One, a driving floater in a tight game that made every basket crucial, Fears beat his defender with a crossover, leaving him behind in the paint, yet rather than take the ball all the way to the glass where he’d be forced dish wide or get his shot blocked, he beat the Wolverine trees to the punch, putting it up, over and in before they could come out to meet him and without grazing iron.
Sam Godwin couldn’t do that Wednesday night, nor could Jalon Moore, OU’s leading scorer prior to the game but not after, that honor now belonging to Fears, who who didn’t turn 18 until Oct. 14, who victimized Michigan for 30 points on 8-of-12 shooting, 3-of-4 3-point shooting and 11-of-13 foul shooting.
The other shot required focus to fully appreciate.
Fears found a lane toward the basket, driving from the right side, dribbling with his right hand as one does in that spot, the defense typically between the driver and the hoop, before calling an audible as he leaped toward the backboard.
It was only then, subtly and smoothly realizing the help defense was coming from his right, Fears transferred the ball into his left hand and scooped it off the glass where it couldn’t possibly be blocked, and it wasn’t just that he did it with an otherworldly awareness other players don’t have, but that he made it look entirely easy, as if to say, “well, of course I have to switch hands here, why wouldn’t I, it makes it so much easier, who wouldn’t.”
What it was, was poetry.
Of course, it wasn’t ALL him.
Moore, who could get little going in the first half, survived foul trouble most of the second when he scored 10 of his 16 points after Michigan (8-3) pushed its edge to 11 points less than 5 minutes out of intermission.

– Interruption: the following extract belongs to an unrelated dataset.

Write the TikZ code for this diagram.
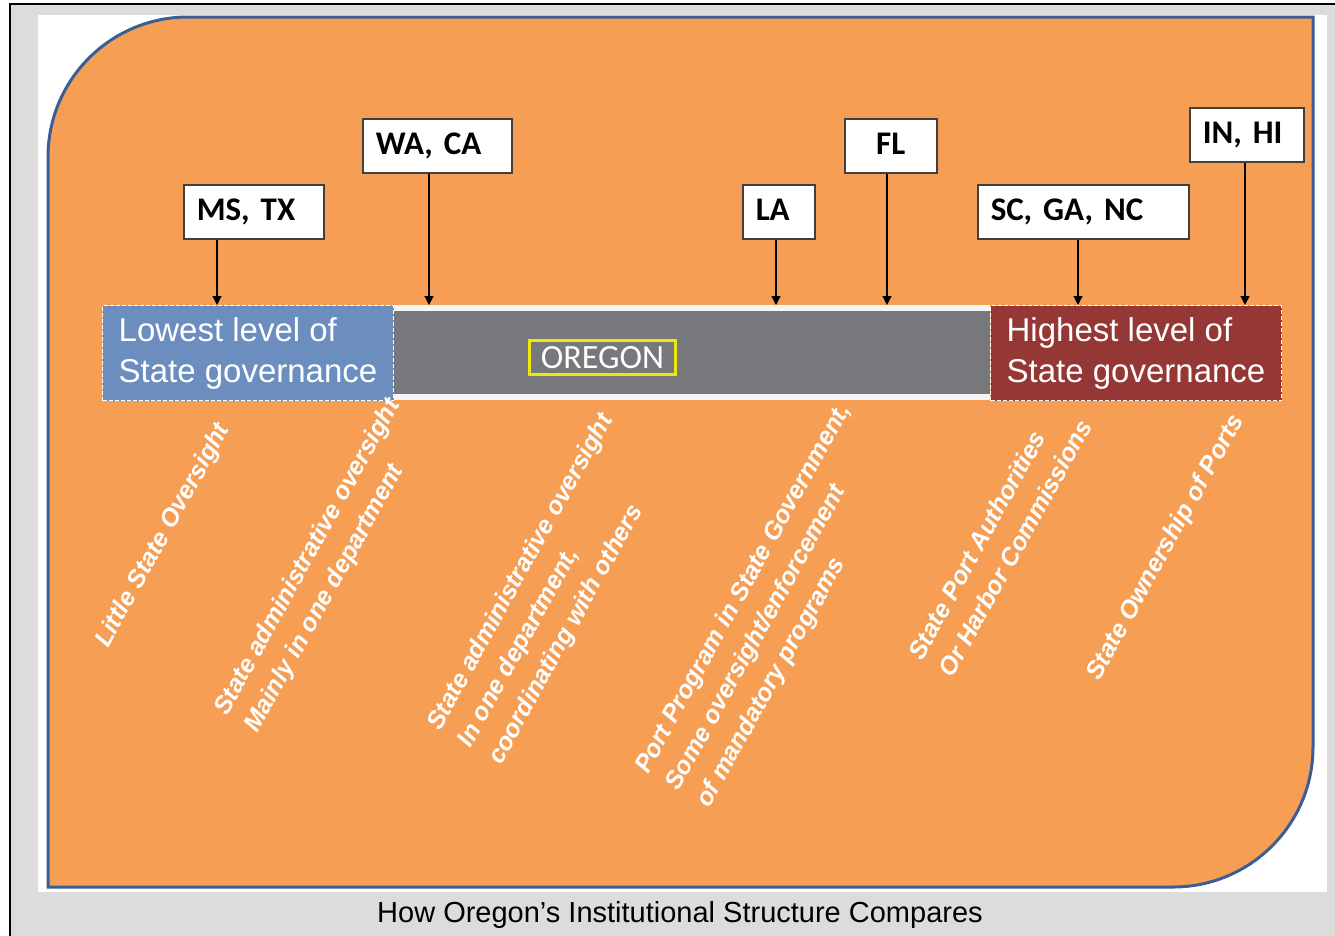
\documentclass[tikz,border=0pt]{standalone}
\usepackage{fontspec}
\setmainfont{Liberation Sans}
\newfontfamily\calfont{Carlito}
\usetikzlibrary{arrows.meta}
\frenchspacing
\definecolor{framegray}{RGB}{220,220,220}
\definecolor{panel}{RGB}{245,158,84}
\definecolor{panelrim}{RGB}{58,95,149}
\definecolor{lowblue}{RGB}{108,142,191}
\definecolor{highred}{RGB}{149,55,53}
\definecolor{bargray}{RGB}{119,120,123}
\definecolor{oreyellow}{RGB}{236,232,10}
\tikzset{>/.tip={Triangle[width=9pt,length=9pt]},
  statebox/.style={draw=black!75, line width=1.5pt, fill=white, anchor=north west,
    minimum height=54pt, inner xsep=13pt, inner ysep=0pt, align=left,
    text height=22pt, text depth=5pt, font=\calfont\bfseries\fontsize{33}{36}\selectfont},
  endbox/.style={draw=white, dash pattern=on 4pt off 2pt, line width=1pt, anchor=north west,
    minimum width=291pt, minimum height=95pt, inner sep=0pt, align=left, text=white,
    font=\fontsize{33}{41}\selectfont},
  barrim/.style={draw=white!92!gray, line width=6pt},
  note/.style={text=white, rotate=61, anchor=north west, align=left, inner sep=0pt,
    font=\bfseries\itshape\fontsize{25}{35}\selectfont}}

\begin{document}
\begin{tikzpicture}[x=1pt,y=-1pt]
\useasboundingbox (0,0) rectangle (1335,935);
\fill[white] (0,0) rectangle (1335,935);
% frame and panel
\draw[fill=framegray, line width=1.5pt] (10,4) rectangle (1350,950);
\fill[white] (38,15) rectangle (1327,892);
\draw[panelrim, line width=3pt, fill=panel] (48,887) -- (48,157)
  arc[start angle=180, end angle=270, radius=140] -- (1313,17) -- (1313,747)
  arc[start angle=0, end angle=90, radius=140] -- cycle;

% the scale bar
\node (mid) [fill=bargray, anchor=north west, minimum width=597pt, minimum height=95pt, inner sep=0pt] at (393,305) {};
\draw[barrim] ([yshift=-3pt]mid.north west) -- ([yshift=-3pt]mid.north east);
\draw[barrim] ([yshift=3pt]mid.south west) -- ([yshift=3pt]mid.south east);
\node (low) [endbox, fill=lowblue] at (102,305) {Lowest level of\\State governance};
\node (high) [endbox, fill=highred] at (990,305) {Highest level of\\State governance};
\node (oregon) [draw=oreyellow, line width=3pt, minimum width=146pt, minimum height=34pt, inner sep=0pt,
  text=white, font=\calfont\fontsize{34}{34}\selectfont] at (602.5,357.5) {OREGON};

% states
\node (mstx) [statebox, text width=114pt] at (183,184) {MS, TX};
\node (waca) [statebox, text width=123pt] at (362,118) {WA, CA};
\node (la) [statebox, text width=46pt] at (742,184) {LA};
\node (fl) [statebox, text width=66pt, align=center] at (844,118) {FL};
\node (scganc) [statebox, text width=185pt] at (977,184) {SC, GA, NC};
\node (inhi) [statebox, text width=88pt] at (1189,107) {IN, HI};
\foreach \s/\x in {mstx/217, waca/429, la/776, fl/887, scganc/1078, inhi/1245}
{
  \coordinate (p\s) at (\x,305);
  \draw[->, line width=1.2pt] (\s.south -| p\s) -- (p\s);
}

% kinds of oversight
\node (n1) [note] at (92,640) {Little State Oversight};
\node (n2) [note] at (211,708) {State administrative oversight\\Mainly in one department};
\node (n3) [note] at (424,723) {State administrative oversight\\In one department,\\coordinating with others};
\node (n4) [note] at (632,766) {Port Program in State Government,\\Some oversight/enforcement\\of mandatory programs};
\node (n5) [note] at (906,653) {State Port Authorities\\Or Harbor Commissions};
\node (n6) [note] at (1083,673) {State Ownership of Ports};

\node (title) [anchor=base, font=\fontsize{29}{29}\selectfont] at (680,922) {How Oregon’s Institutional Structure Compares};
\end{tikzpicture}
\end{document}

Miles came up big, too, netting 17 points, including 3-of-6 3-point shooting and Glenn Taylor helped keep the Sooners kicking in the first half, scoring all nine of his points. And anytime a Porter Moser coached team pops off 49 second-half points to win by one, you know a lot of guys are doing a lot of things right to make it happen.
Still, it’s about the kid.
Fears lists at 6-4, 182 pounds, though I’m not sure either of those figures are correct.
Nonetheless, on a night none of his teammates played more than 29 minutes, and that was Taylor off the bench, Fears played 34 because already he’s OU’s most necessary player.
On the days he struggles, and he’s bound to occasionally, it’s good Kobe Elvis found his way to Norman, too, and that Moore’s always capable of posting 20 plus.
But it’s Fears who can make the Sooners (11-0) great and it’s Fears who’s capable of pulling victory from the jaws of defeat.
He did it against the Wolverines.
Mateer, we can all hope, will become a terrific Sooner quarterback.
Should he wind up in the neighborhood of the teenage point guard on the basketball team, he ought to be fine.